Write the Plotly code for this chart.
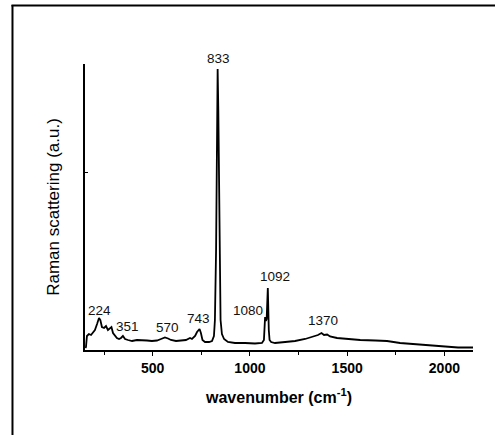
import plotly.graph_objects as go

# Raman spectrum (wavenumber cm-1, intensity a.u.)
wavenumber = [154, 157, 162, 172, 183, 193, 203, 214, 224, 231, 239, 250, 260, 270, 280, 288,
              296, 306, 316, 327, 337, 347, 358, 373, 394, 419, 445, 471, 496, 522, 543, 563,
              579, 594, 620, 646, 671, 692, 702, 718, 728, 741, 748, 756, 769, 790, 805, 815,
              820, 826, 831, 834, 837.5, 843, 849, 856, 867, 887, 923, 975, 1026, 1062, 1072,
              1078, 1082, 1086, 1092, 1097, 1101, 1109, 1129, 1181, 1232, 1284, 1319, 1350,
              1368, 1381, 1397, 1412, 1448, 1500, 1567, 1644, 1705, 1772, 1849, 1926, 1998,
              2070, 2148]
intensity = [20, 30, 140, 160, 150, 170, 200, 260, 320, 300, 230, 220, 240, 200, 220, 230,
             170, 140, 120, 110, 120, 140, 110, 100, 90, 100, 100, 95, 90, 95, 110, 125,
             115, 100, 90, 95, 100, 120, 110, 140, 180, 210, 170, 100, 80, 80, 90, 140,
             300, 1000, 2400, 2810, 2400, 1000, 300, 160, 110, 80, 70, 70, 65, 70, 100,
             330, 290, 310, 620, 200, 100, 80, 70, 80, 90, 110, 130, 150,
             170, 150, 155, 135, 120, 110, 100, 95, 90, 70, 60, 50, 35,
             25, 25]

# Peak labels: text, wavenumber position, label centre height (a.u.)
peak_labels = ["224", "351", "570", "743", "833", "1080", "1092", "1370"]
peak_label_x = [224, 368, 578, 733, 836, 990, 1128, 1376]
peak_label_y = [400, 240, 230, 320, 2920, 400, 740, 300]

x_major = [500, 1000, 1500, 2000]
y_tick = [1780]

FONT = "Liberation Sans, Arial, sans-serif"
Y_TOP = 2860

fig = go.Figure()
fig.add_trace(go.Scatter(x=wavenumber, y=intensity, mode="lines",
                         line=dict(color="black", width=1.8), showlegend=False,
                         hoverinfo="skip"))

for t, lx, ly in zip(peak_labels, peak_label_x, peak_label_y):
    ys = 0
    yy = ly
    if ly > Y_TOP - 10:
        yy = max(intensity)
        ys = (ly - yy) / 10  # 10 a.u. per pixel
    fig.add_annotation(x=lx, y=yy, text=t, showarrow=False, yshift=ys,
                       xanchor="center", yanchor="middle",
                       font=dict(family=FONT, size=13.5, color="#111"))

fig.update_layout(
    width=495, height=435,
    margin=dict(l=85, r=22, t=64, b=85),
    paper_bgcolor="white", plot_bgcolor="white",
    font=dict(family=FONT, color="black"),
    xaxis=dict(range=[152, 2147], showgrid=False, zeroline=False,
               showline=True, linecolor="black", linewidth=1.5,
               tickmode="array", tickvals=x_major, ticktext=[f"<b>{v}</b>" for v in x_major],
               ticks="outside", ticklen=4, tickwidth=1.2, tickcolor="black",
               tickfont=dict(family=FONT, size=14, color="black"),
               minor=dict(dtick=250, tick0=0, ticks="outside", ticklen=3,
                          tickwidth=1, tickcolor="black", showgrid=False),
               title=dict(text="<b>wavenumber (cm<sup>-1</sup>)</b>",
                          font=dict(family=FONT, size=16, color="black"), standoff=17)),
    yaxis=dict(range=[0, Y_TOP], showgrid=False, zeroline=False,
               showline=True, linecolor="black", linewidth=1.5,
               tickmode="array", tickvals=y_tick, showticklabels=False,
               ticks="inside", ticklen=3, tickwidth=1, tickcolor="black",
               title=dict(text="Raman scattering (a.u.)",
                          font=dict(family=FONT, size=17, color="black"), standoff=19)),
    shapes=[
        dict(type="line", xref="paper", yref="paper", x0=-0.1869, x1=-0.1869,
             y0=-0.32, y1=1.2063, line=dict(color="black", width=2)),
        dict(type="line", xref="paper", yref="paper", x0=-0.1895, x1=1.08,
             y0=1.2045, y1=1.2045, line=dict(color="black", width=2)),
    ],
)

fig.write_html("out.html")
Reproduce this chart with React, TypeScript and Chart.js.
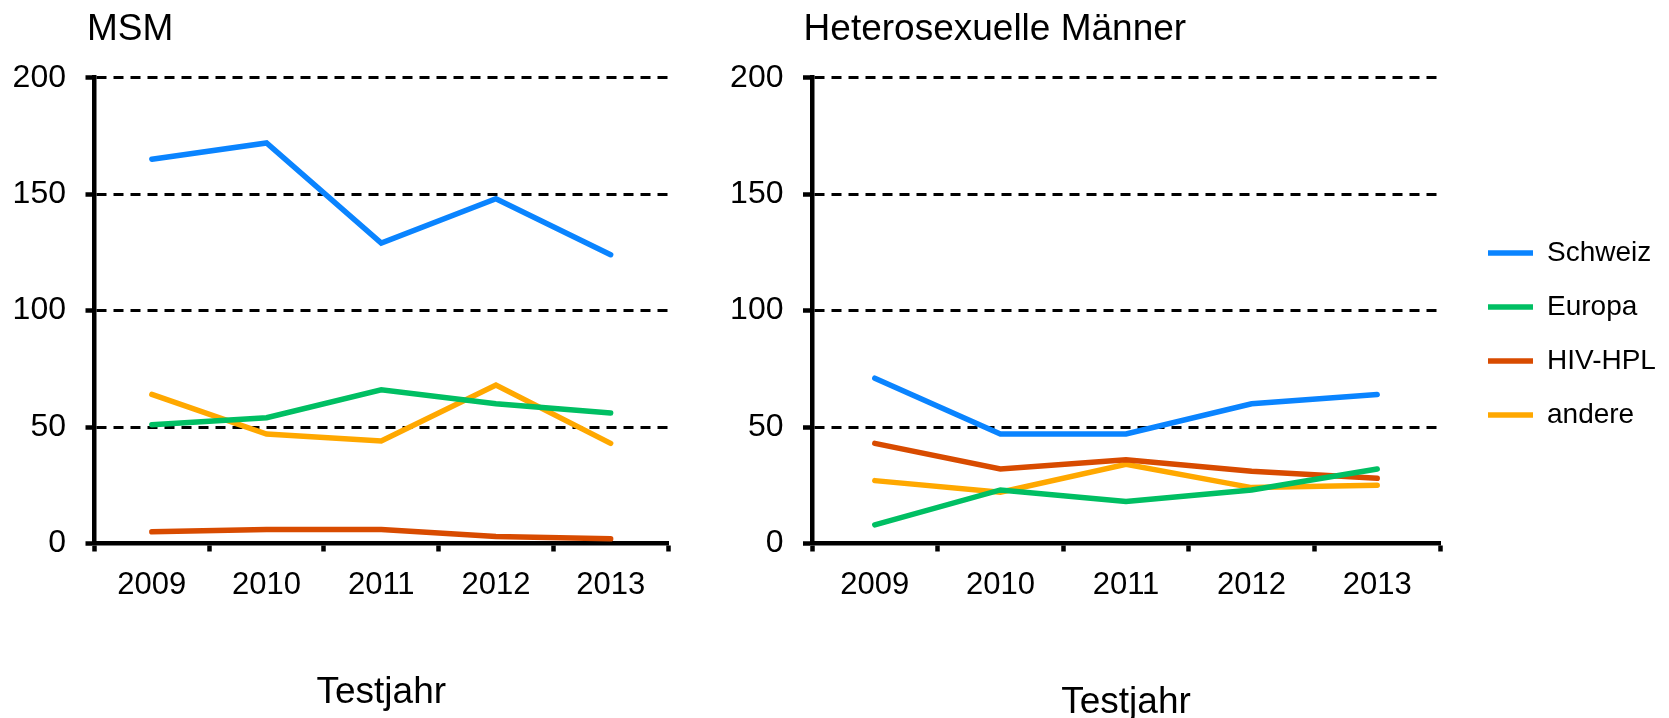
import React, { useEffect, useRef } from 'react';
import { Chart, registerables } from 'chart.js';

Chart.register(...registerables);

// ---------- data ----------
const YEARS = ['2009', '2010', '2011', '2012', '2013'];
const SERIES_NAMES = ['Schweiz', 'Europa', 'HIV-HPL', 'andere'];
const SERIES_COLORS = ['#0a84ff', '#00bf63', '#d84b00', '#ffa800'];

const MSM_SCHWEIZ = [165, 172, 129, 148, 124];
const MSM_EUROPA = [51, 54, 66, 60, 56];
const MSM_HIVHPL = [5, 6, 6, 3, 2];
const MSM_ANDERE = [64, 47, 44, 68, 43];

const HET_SCHWEIZ = [71, 47, 47, 60, 64];
const HET_EUROPA = [8, 23, 18, 23, 32];
const HET_HIVHPL = [43, 32, 36, 31, 28];
const HET_ANDERE = [27, 22, 34, 24, 25];

const Y_MIN = 0;
const Y_MAX = 200;
const Y_STEP = 50;

const TITLE_LEFT = 'MSM';
const TITLE_RIGHT = 'Heterosexuelle Männer';
const X_TITLE = 'Testjahr';

const FONT = "'Liberation Sans', Arial, Helvetica, sans-serif";

type Params = {
  title: string;
  titleX: number;
  values: number[][];
  showLegend: boolean;
  yWidth: number;
  padding: { left: number; right: number; top: number; bottom: number };
  xTitleBottom: number;
};

// moves the chart title horizontally to a given x inside the canvas
const titleShift = {
  id: 'titleShift',
  afterLayout(chart: any, _args: any, opts: any) {
    const t = chart.titleBlock;
    if (t && typeof opts.x === 'number') {
      const w = t.right - t.left;
      t.left = opts.x;
      t.right = opts.x + w;
    }
  },
};

function buildConfig(p: Params): any {
  const datasets = SERIES_NAMES.map((name, i) => ({
    label: name,
    data: p.values[i],
    borderColor: SERIES_COLORS[i],
    backgroundColor: SERIES_COLORS[i],
    borderWidth: 5.5,
    borderCapStyle: 'round',
    borderJoinStyle: 'miter',
    pointRadius: 0,
    pointHoverRadius: 0,
    tension: 0,
    fill: false,
  }));

  const scales: any = {
    x: {
      type: 'category',
      offset: true,
      grid: {
        display: true,
        offset: true,
        drawOnChartArea: false,
        drawTicks: true,
        tickLength: 8,
        tickWidth: 4.5,
        tickColor: '#000',
        color: '#000',
      },
      border: { display: true, color: '#000', width: 4.5 },
      ticks: {
        color: '#000',
        font: { family: FONT, size: 31, lineHeight: 1.2 },
        padding: 15.7,
        maxRotation: 0,
        autoSkip: false,
      },
      title: {
        display: true,
        text: X_TITLE,
        color: '#000',
        font: { family: FONT, size: 37, lineHeight: 0.8 },
        padding: { top: 0, bottom: p.xTitleBottom },
      },
      afterFit: (s: any) => {
        s.height = 174.5;
      },
    },
    y: {
      type: 'linear',
      min: Y_MIN,
      max: Y_MAX,
      grid: {
        color: '#000',
        lineWidth: 3,
        drawTicks: true,
        tickLength: 9,
        tickWidth: 4.5,
        tickColor: '#000',
      },
      border: { display: true, color: '#000', width: 4.5, dash: [10, 7] },
      ticks: {
        stepSize: Y_STEP,
        color: '#000',
        font: { family: FONT, size: 32, lineHeight: 1.2 },
        padding: 19.5,
      },
      afterFit: (s: any) => {
        s.width = p.yWidth;
      },
    },
  };

  if (p.showLegend) {
    scales.yPad = {
      type: 'linear',
      position: 'right',
      display: true,
      grid: { display: false, drawTicks: false },
      border: { display: false },
      ticks: { display: false },
      afterFit: (s: any) => {
        s.width = 22;
      },
    };
  }

  return {
    type: 'line',
    data: { labels: YEARS, datasets },
    plugins: [titleShift],
    options: {
      responsive: false,
      animation: false,
      devicePixelRatio: 1,
      events: [],
      layout: { padding: p.padding },
      scales,
      plugins: {
        titleShift: { x: p.titleX },
        tooltip: { enabled: false },
        title: {
          display: true,
          text: p.title,
          align: 'start',
          color: '#000',
          font: { family: FONT, size: 37, lineHeight: 1.2, weight: 'normal' },
          padding: { top: 8, bottom: 25.3 },
        },
        legend: p.showLegend
          ? {
              display: true,
              position: 'right',
              align: 'center',
              fullSize: false,
              maxWidth: 200,
              title: {
                display: true,
                text: '',
                font: { family: FONT, size: 10, lineHeight: 1.2 },
                padding: 17.4,
              },
              labels: {
                usePointStyle: true,
                pointStyle: 'line',
                pointStyleWidth: 45,
                color: '#000',
                font: { family: FONT, size: 28, lineHeight: 1.2 },
                padding: 26,
              },
            }
          : { display: false },
      },
    },
  };
}

function ChartCanvas({ config, left, width }: { config: any; left: number; width: number }) {
  const ref = useRef<HTMLCanvasElement | null>(null);
  useEffect(() => {
    if (!ref.current) return;
    const chart = new Chart(ref.current, config);
    return () => chart.destroy();
  }, []);
  return (
    <canvas
      ref={ref}
      width={width}
      height={718}
      style={{ position: 'absolute', left, top: 0, width, height: 718, display: 'block' }}
    />
  );
}

export default function App() {
  const leftConfig = buildConfig({
    title: TITLE_LEFT,
    titleX: 87,
    values: [MSM_SCHWEIZ, MSM_EUROPA, MSM_HIVHPL, MSM_ANDERE],
    showLegend: false,
    yWidth: 94.5,
    padding: { left: 0, right: 32, top: 0, bottom: 0 },
    xTitleBottom: 10.8,
  });
  const rightConfig = buildConfig({
    title: TITLE_RIGHT,
    titleX: 103.6,
    values: [HET_SCHWEIZ, HET_EUROPA, HET_HIVHPL, HET_ANDERE],
    showLegend: true,
    yWidth: 112,
    padding: { left: 0, right: 7, top: 0, bottom: 0 },
    xTitleBottom: 0.3,
  });
  return (
    <div
      style={{
        position: 'absolute',
        left: 0,
        top: 0,
        width: 1669,
        height: 718,
        background: '#fff',
        overflow: 'hidden',
      }}
    >
      <ChartCanvas config={leftConfig} left={0} width={700} />
      <ChartCanvas config={rightConfig} left={700} width={969} />
    </div>
  );
}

### Short problem
Give the lines again word for word, from the start of the records to the line holding "import plotly.graph_objects as go", both included, and leave out any picture.

### Task answer
Write the Plotly code for this chart.
import plotly.graph_objects as go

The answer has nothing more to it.